Economy is the third E. However, there is one more "E" to come. Unless we are honest about that, our future could be nuclear winter.

On that cheery note, remember to always look on the bright side of life!



  1. Thomas Berry (born 1914) is a Catholic priest, cultural historian and ecotheologian - note: "economist" is NOT listed as one of his titles.
    "We are doing a bad job of managing our house, which is Earth." - Yes, even a conservative can agree with this.
    "our economic system does not fit our ecological and energy realities." - Is just flat incorrect.
    "Our economic system is based on unlimited growth and consumption of goods." - is an incorrect (and somewhat jaded) definition of free market capitalism.

    The problem is not our economic system (there is NONE better), the problem is people (and liberal theologians?).

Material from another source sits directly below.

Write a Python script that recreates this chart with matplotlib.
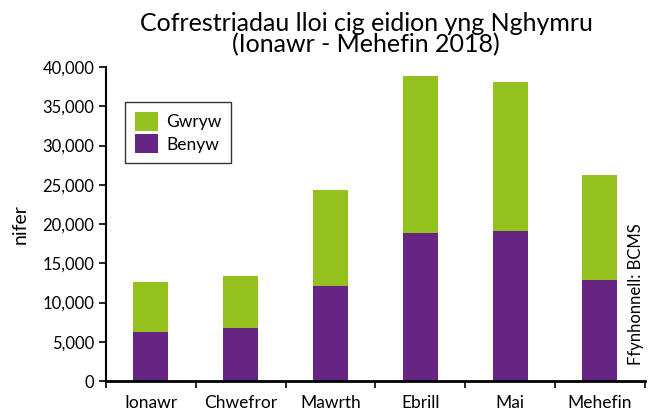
import matplotlib.pyplot as plt
import numpy as np
from matplotlib.ticker import FuncFormatter, FixedLocator

# data
months = ['Ionawr', 'Chwefror', 'Mawrth', 'Ebrill', 'Mai', 'Mehefin']
benyw = [6200, 6700, 12100, 18900, 19100, 12900]
gwryw = [6400, 6700, 12200, 20000, 19000, 13300]

plt.rcParams['font.family'] = ['Lato', 'DejaVu Sans']

fig = plt.figure(figsize=(6.48, 4.12), dpi=100)
ax = fig.add_axes([0.1636, 0.0752, 0.8314, 0.762])

x = np.arange(len(months))
ax.bar(x, benyw, width=0.39, color='#662483', label='Benyw')
ax.bar(x, gwryw, width=0.39, bottom=benyw, color='#95c11f', label='Gwryw')

ax.set_xlim(-0.5, len(months) - 0.5)
ax.set_ylim(0, 40000)
ax.set_yticks(range(0, 40001, 5000))
ax.yaxis.set_major_formatter(FuncFormatter(lambda v, p: f'{int(v):,}'))
ax.set_xticks(x)
ax.set_xticklabels(months)
ax.tick_params(axis='x', which='major', length=0, labelsize=12.5, pad=10)
ax.xaxis.set_minor_locator(FixedLocator(np.arange(-0.5, len(months), 1.0)))
ax.tick_params(axis='x', which='minor', length=5, width=1.2, direction='out')
ax.tick_params(axis='y', length=5, width=1.2, labelsize=12)

for s in ['top', 'right']:
    ax.spines[s].set_visible(False)
ax.spines['left'].set_linewidth(1.5)
ax.spines['bottom'].set_linewidth(2)

ax.set_ylabel('nifer', fontsize=14, labelpad=10)

handles, labels = ax.get_legend_handles_labels()
leg = ax.legend(handles[::-1], labels[::-1], loc='upper left', bbox_to_anchor=(0.02, 0.915),
                fontsize=12.5, fancybox=False, edgecolor='black', handlelength=1.3,
                handleheight=1.3, borderpad=0.55, labelspacing=0.2, handletextpad=0.5)
leg.get_frame().set_linewidth(1)

fig.text(0.565, 0.972, 'Cofrestriadau lloi cig eidion yng Nghymru\n(Ionawr - Mehefin 2018)',
         ha='center', va='top', fontsize=18, linespacing=0.92)
fig.text(0.982, 0.115, 'Ffynhonnell: BCMS', rotation=90, ha='center', va='bottom', fontsize=12)

fig.savefig('out.png', dpi=100)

    There is no other economic system extant that can better address the issue of scarce natural resources. There is not one that better rewards innovation and change and flexibility and exploration and research.

    The problem we face today is indeed one of stewardship - which I guess is implicit in your comments. Perhaps "theologians" should emphasize this more, personal responsibility and stewardship. The "house" is not ours (it's Gods) and the future is not ours (and extends beyond the next quarter's earnings report).

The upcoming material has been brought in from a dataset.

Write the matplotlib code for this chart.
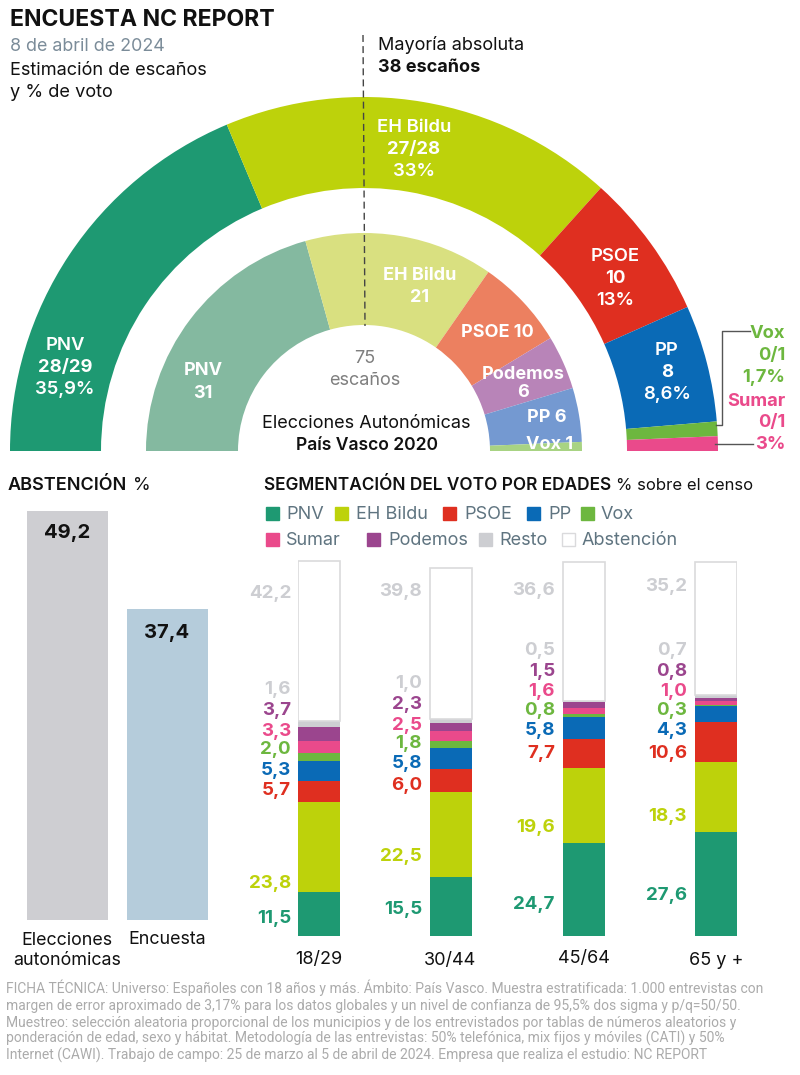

    As for the elements of your "positive vision" (many I agree with), the only way to efficiently implement them is through "enlightened" free market capitalism and entrepreneurialism (see Whole Foods Markets as an example).

    Does the pie need to be more equitably served? Perhaps, indeed. Can the pie continue to be enlarged? Even in the face of scarce resources? Absolutely!

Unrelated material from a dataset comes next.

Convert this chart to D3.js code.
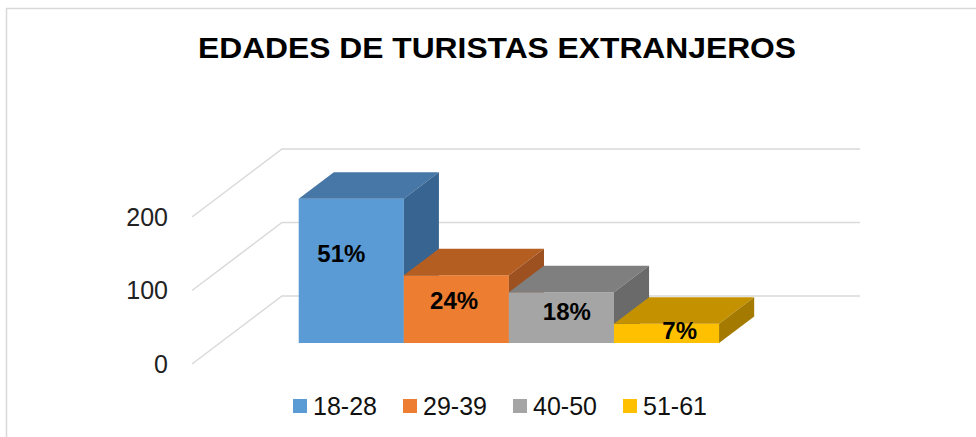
<!DOCTYPE html>
<html><head><meta charset="utf-8">
<script src="https://cdn.jsdelivr.net/npm/d3@7"></script>
<style>body{margin:0;background:#fff}svg{display:block}</style>
</head><body>
<script>
const title = "EDADES DE TURISTAS EXTRANJEROS";
const categories = ["18-28", "29-39", "40-50", "51-61"];
const values = [196, 92, 69, 26];
const percentLabels = ["51%", "24%", "18%", "7%"];
const tickValues = [0, 100, 200];
const frontColors = ["#5B9BD5", "#ED7D31", "#A5A5A5", "#FFC000"];
const topColors = ["#4677A6", "#B55E22", "#7F7F7F", "#C49200"];
const sideColors = ["#386491", "#9D5020", "#6A6A6A", "#A47A00"];

const W = 976, H = 437;
const svg = d3.select("body").append("svg").attr("width", W).attr("height", H);
svg.append("rect").attr("x", 6.5).attr("y", 8.5).attr("width", 1000).attr("height", 500)
  .attr("fill", "#fff").attr("stroke", "#D9D9D9").attr("stroke-width", 1.5);

// depth projection
const DX = 90, DY = -68;
const proj = (x, y, d) => [x + DX * d, y + DY * d];
const y = d3.scaleLinear().domain([0, 200]).range([364, 217]);
const x = d3.scaleBand().domain(categories).range([192, 770]).paddingInner(0).paddingOuter(0.75);
const d0 = 0.31, d1 = 0.70;

// gridlines
const grid = svg.append("g").attr("stroke", "#D9D9D9").attr("stroke-width", 1.5).attr("fill", "none");
tickValues.forEach(t => {
  const a = proj(192, y(t), 0), b = proj(192, y(t), 1), c = proj(770, y(t), 1);
  grid.append("polyline").attr("points", [a, b, c].map(p => p.join(",")).join(" "));
});

// tick labels
svg.append("g").selectAll("text").data(tickValues).join("text")
  .attr("x", 168).attr("y", d => y(d)).attr("dy", "0.35em")
  .attr("text-anchor", "end").attr("font-family", "Liberation Sans, Arial, sans-serif")
  .attr("font-size", 25).attr("fill", "#222").text(d => d);

// bars
const bars = svg.append("g");
categories.forEach((c, i) => {
  const xl = x(c), xr = x(c) + x.bandwidth();
  const yt = y(values[i]), yb = y(0);
  const P = (px, py, d) => proj(px, py, d).join(",");
  const g = bars.append("g");
  g.append("polygon").attr("points", [P(xl, yt, d0), P(xr, yt, d0), P(xr, yb, d0), P(xl, yb, d0)].join(" "))
    .attr("fill", frontColors[i]);
  g.append("polygon").attr("points", [P(xl, yt, d0), P(xr, yt, d0), P(xr, yt, d1), P(xl, yt, d1)].join(" "))
    .attr("fill", topColors[i]);
  g.append("polygon").attr("points", [P(xr, yt, d0), P(xr, yt, d1), P(xr, yb, d1), P(xr, yb, d0)].join(" "))
    .attr("fill", sideColors[i]);
});

// data labels (slight perspective spread about the chart centre)
const cxMid = 487, spread = 0.073;
svg.append("g").selectAll("text").data(categories).join("text")
  .attr("x", (c) => { const cx = proj(x(c) + x.bandwidth() / 2, 0, d0)[0]; return cx + (cx - cxMid) * spread; })
  .attr("y", (c, i) => proj(0, y(values[i]) * 0.62 + y(0) * 0.38, d0)[1])
  .attr("dy", "0.35em").attr("text-anchor", "middle")
  .attr("font-family", "Liberation Sans, Arial, sans-serif").attr("font-weight", "bold")
  .attr("font-size", 24).attr("fill", "#000").text((c, i) => percentLabels[i]);

// title
svg.append("text").attr("x", 497).attr("y", 58).attr("text-anchor", "middle")
  .attr("font-family", "Liberation Sans, Arial, sans-serif").attr("font-weight", "bold")
  .attr("font-size", 30).attr("textLength", 598).attr("lengthAdjust", "spacingAndGlyphs")
  .attr("fill", "#000").text(title);

// legend
const legendX = [293, 403, 513, 623];
const lg = svg.append("g").selectAll("g").data(categories).join("g")
  .attr("transform", (c, i) => `translate(${legendX[i]},399)`);
lg.append("rect").attr("width", 14).attr("height", 14).attr("fill", (c, i) => frontColors[i]);
lg.append("text").attr("x", 20).attr("y", 7).attr("dy", "0.36em")
  .attr("font-family", "Liberation Sans, Arial, sans-serif").attr("font-size", 25)
  .attr("fill", "#111").text(c => c);
</script>
</body></html>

    With the right profit motive, some one will ALWAYS scour that waste heap and come up with "the better mousetrap".

  2. Hi Austin,

    Thank you for your response. Thank you for mentioning areas of agreement and areas of disagreement.

    The real problem I have regarding our economic system is that is has no morality built into it. We serve it, rather than have it serve us.

    Therefore, we think it is quite normal and natural to use and misuse Earth's resources because so doing keeps the economy going. We act as though the economy is value neutral.

    However, if we think of Earth as home or a household, there is value built into that. We care about all of the inhabitants. Our economy therefore would have rules regarding the well-being of these inhabitants.

    It would be silly to think that if I have five children, that one of them will eat steaks, have video games, a college education, and that the other four will barely survive with inadequate healthcare, food, shelter.

    We have rules for our households. Take no more than our share.
    Clean up after ourselves.
    Keep it in good repair for future generations.

    I agree with you regarding the creativity of humanity coming up with the better mousetrap. The market is not doing it nor can it. There is no mousetrap that will replace the energy we get now from fossil fuels. Life will change drastically particularly for us in the so-called First World.

    Finally, as far as personal stewardship is concerned, yes, we do need to encourage that. That cannot be the only message, however. We are so caught in a destructive, wasteful system that no amount of personal stewardship can change the trend. The consciousness of all of us must change regarding how we manage our house (or God's house if you prefer).